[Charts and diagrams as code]
○ ○ ○ ○ ○

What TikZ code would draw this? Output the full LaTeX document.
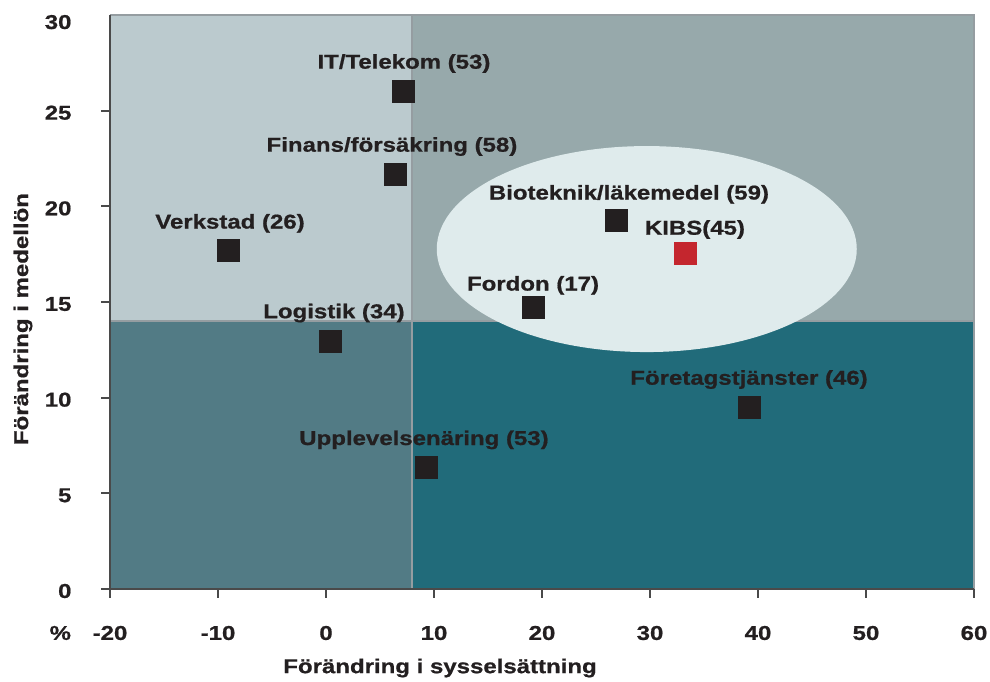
\documentclass[tikz,border=0pt]{standalone}
\usepackage{fontspec}
\newfontfamily\chartfont[FakeStretch=1.2, BoldFeatures={FakeBold=0.8}]{Liberation Sans}
\usetikzlibrary{positioning}
\usepackage{xcolor}
\definecolor{quadTL}{HTML}{BBCACE}
\definecolor{quadTR}{HTML}{97A9AB}
\definecolor{quadBL}{HTML}{527B85}
\definecolor{quadBR}{HTML}{216B7A}
\definecolor{ellfill}{HTML}{DFEBEC}
\definecolor{gridgrey}{HTML}{959DA1}
\definecolor{axisdark}{HTML}{4A4A4A}
\definecolor{txtdark}{HTML}{231F20}
\definecolor{kibsred}{HTML}{C4262E}

\begin{document}
\begin{tikzpicture}[x=10.8pt, y=19.13pt,
    font=\chartfont\bfseries\fontsize{20}{24}\selectfont, text=txtdark,
    sq/.style={fill=txtdark, minimum size=23pt, inner sep=0pt},
    lbl/.style={inner sep=0pt, text depth=0pt},
    divline/.style={gridgrey, line width=2pt},
    axisline/.style={axisdark, line width=2.4pt}]
    \useasboundingbox (-326pt,-92pt) rectangle (664pt,589pt);

    % Quadrants
    \fill[quadTL] (-20,14) rectangle (8,30);
    \fill[quadTR] (8,14) rectangle (60,30);
    \fill[quadBL] (-20,0) rectangle (8,14);
    \fill[quadBR] (8,0) rectangle (60,14);
    \draw[divline] (8,0) -- (8,30);
    \draw[divline] (-20,14) -- (60,14);
    \draw[divline] (-20,30) -- (60,30) -- (60,0);

    % Highlight ellipse
    \fill[ellfill] (29.7,17.77) ellipse [x radius=210pt, y radius=103pt];

    % Axes and ticks
    \draw[axisline] (-20,30) -- (-20,0) -- (60,0);
    \foreach \y in {0,5,...,25}
        \draw[axisline, line width=2pt] (-20,\y) -- ++(-9pt,0);
    \foreach \x in {-20,-10,...,60}
        \draw[axisline, line width=2pt] (\x,0) -- ++(0,-9pt);
    \foreach \y in {0,5,...,25}
        \node[anchor=east] (yl\y) at ([xshift=-35pt,yshift=-2pt]-20,\y) {\y};
    \node[anchor=east] (yl30) at ([xshift=-35pt,yshift=-7pt]-20,30) {30};
    \foreach \x in {-20,-10,...,60}
        \node (xl\x) at ([yshift=-44pt]\x,0) {\x};
    \node (pct) at ([yshift=-44pt]-24.6,0) {\%};
    \node (xtitle) at ([yshift=-79pt]10.56,0) {Förändring i sysselsättning};
    \node[rotate=90] (ytitle) at (-28.06,14.11) {Förändring i medellön};

    % Sectors
    \node[sq] (it) at (7.22,26.03) {};
    \node[sq] (fin) at (6.48,21.69) {};
    \node[sq] (verk) at (-9.07,17.67) {};
    \node[sq] (log) at (0.46,12.96) {};
    \node[sq] (upp) at (9.26,6.33) {};
    \node[sq] (bio) at (26.94,19.24) {};
    \node[sq, fill=kibsred] (kibs) at (33.33,17.56) {};
    \node[sq] (ford) at (19.17,14.69) {};
    \node[sq] (ftj) at (39.17,9.51) {};

    % Sector labels
    \node[lbl, above=10.5pt of it] (itlbl) {IT/Telekom (53)};
    \node[lbl, above=10.5pt of fin, xshift=-4pt] (finlbl) {Finans/försäkring (58)};
    \node[lbl, above=10.5pt of verk, xshift=2pt] (verklbl) {Verkstad (26)};
    \node[lbl, above=11pt of log, xshift=3pt] (loglbl) {Logistik (34)};
    \node[lbl, above=11pt of upp, xshift=-2pt] (upplbl) {Upplevelsenäring (53)};
    \node[lbl, above=9.5pt of bio, xshift=12pt] (biolbl) {Bioteknik/läkemedel (59)};
    \node[lbl, above=6.5pt of kibs, xshift=9pt] (kibslbl) {KIBS(45)};
    \node[lbl, above=5.5pt of ford] (fordlbl) {Fordon (17)};
    \node[lbl, above=10.5pt of ftj] (ftjlbl) {Företagstjänster (46)};
\end{tikzpicture}
\end{document}
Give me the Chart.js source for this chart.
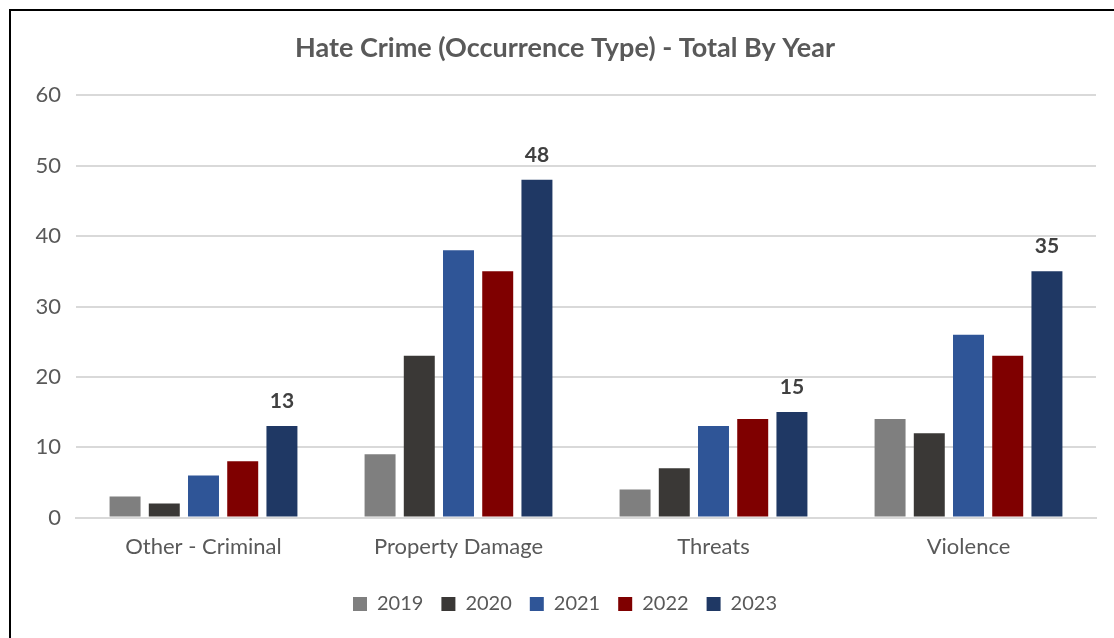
<!DOCTYPE html>
<html>
<head>
<meta charset="utf-8">
<script src="https://cdn.jsdelivr.net/npm/chart.js@4"></script>
<style>
html,body{margin:0;padding:0;background:#fff;overflow:hidden;}
#wrap{position:absolute;left:0;top:0;width:1114px;height:638px;}
#frame{position:absolute;left:9px;top:9px;width:1200px;height:700px;border-left:2px solid #000;border-top:2px solid #000;pointer-events:none;}
</style>
</head>
<body>
<div id="wrap"><canvas id="c" width="1114" height="638"></canvas></div>
<div id="frame"></div>
<script>
const categories = ["Other - Criminal", "Property Damage", "Threats", "Violence"];
const years = ["2019", "2020", "2021", "2022", "2023"];
const v2019 = [3, 9, 4, 14];
const v2020 = [2, 23, 7, 12];
const v2021 = [6, 38, 13, 26];
const v2022 = [8, 35, 14, 23];
const v2023 = [13, 48, 15, 35];
const yTicks = [0, 10, 20, 30, 40, 50, 60];
const colors = ["#7f7f7f", "#3a3836", "#2f5597", "#7f0000", "#1f3864"];
const seriesValues = [v2019, v2020, v2021, v2022, v2023];
const labelledSeries = "2023";

const FONT = "Lato, 'Liberation Sans', sans-serif";

const labelPlugin = {
  id: "valueLabels",
  afterDatasetsDraw(chart) {
    const ctx = chart.ctx;
    chart.data.datasets.forEach((ds, i) => {
      if (ds.label !== labelledSeries) return;
      const meta = chart.getDatasetMeta(i);
      meta.data.forEach((bar, j) => {
        ctx.save();
        ctx.font = "bold 21px " + FONT;
        ctx.fillStyle = "#404040";
        ctx.textAlign = "center";
        ctx.textBaseline = "middle";
        ctx.fillText(String(ds.data[j]), bar.x, bar.y - 25);
        ctx.restore();
      });
    });
  }
};

new Chart(document.getElementById("c"), {
  type: "bar",
  data: {
    labels: categories,
    datasets: years.map((y, i) => ({
      label: y,
      data: seriesValues[i],
      backgroundColor: colors[i],
      borderWidth: 0,
      categoryPercentage: 0.769,
      barPercentage: 0.79
    }))
  },
  options: {
    responsive: false,
    animation: false,
    devicePixelRatio: 1,
    layout: { padding: { left: 34, right: 18, top: 0, bottom: 14 } },
    plugins: {
      title: {
        display: true,
        text: "Hate Crime (Occurrence Type) - Total By Year",
        color: "#595959",
        font: { family: FONT, size: 27, weight: "bold" },
        padding: { top: 32, bottom: 31 }
      },
      legend: {
        display: true,
        position: "bottom",
        labels: {
          color: "#595959",
          font: { family: FONT, size: 20 },
          boxWidth: 14,
          boxHeight: 14,
          padding: 18
        }
      },
      tooltip: { enabled: false }
    },
    scales: {
      x: {
        grid: { display: false, drawTicks: false },
        border: { display: true, color: "#d9d9d9", width: 2 },
        ticks: { color: "#595959", font: { family: FONT, size: 22 }, padding: 16 }
      },
      y: {
        min: 0,
        max: 60,
        afterBuildTicks(scale) { scale.ticks = yTicks.map(v => ({ value: v })); },
        afterFit(scale) { scale.width = 42; },
        grid: { color: "#d9d9d9", lineWidth: 2, drawTicks: false },
        border: { display: false },
        ticks: { color: "#595959", font: { family: FONT, size: 22 }, padding: 15 }
      }
    }
  },
  plugins: [labelPlugin]
});
</script>
</body>
</html>
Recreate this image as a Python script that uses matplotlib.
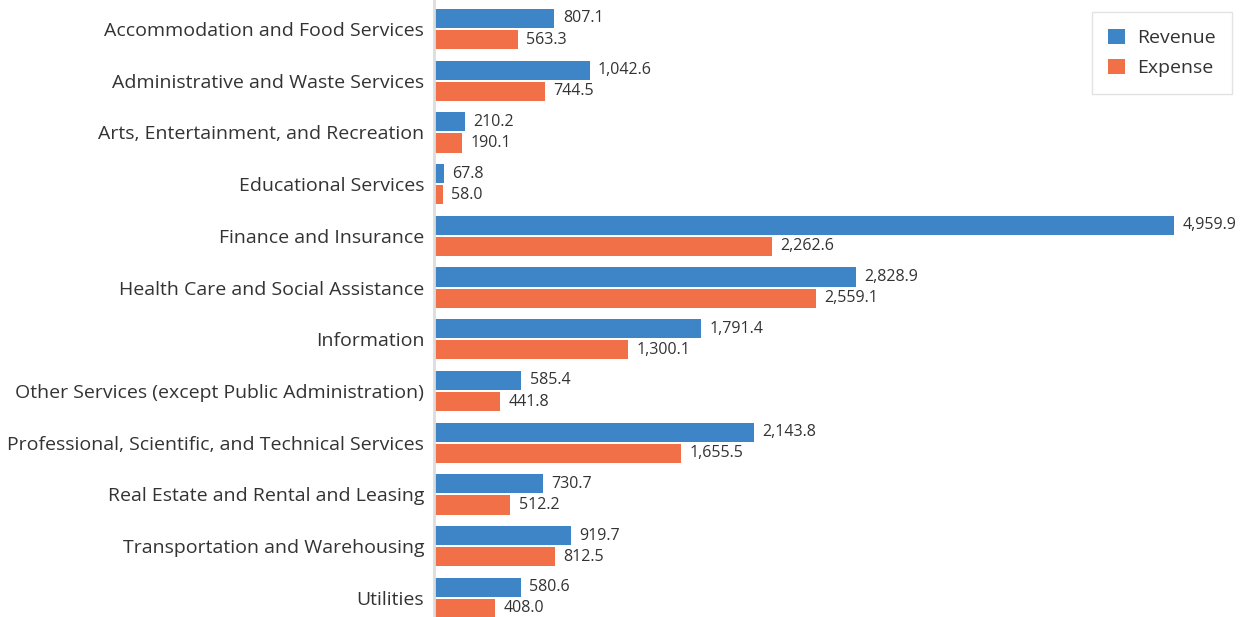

○ ○ ○ ○ ○

_Problem:_ Search the data for the string "script". List each line that has it.

_Full output:_
<script src="https://cdn.jsdelivr.net/npm/chart.js@4"></script>
<script>
</script>
Recreate this image as a Python script that uses matplotlib.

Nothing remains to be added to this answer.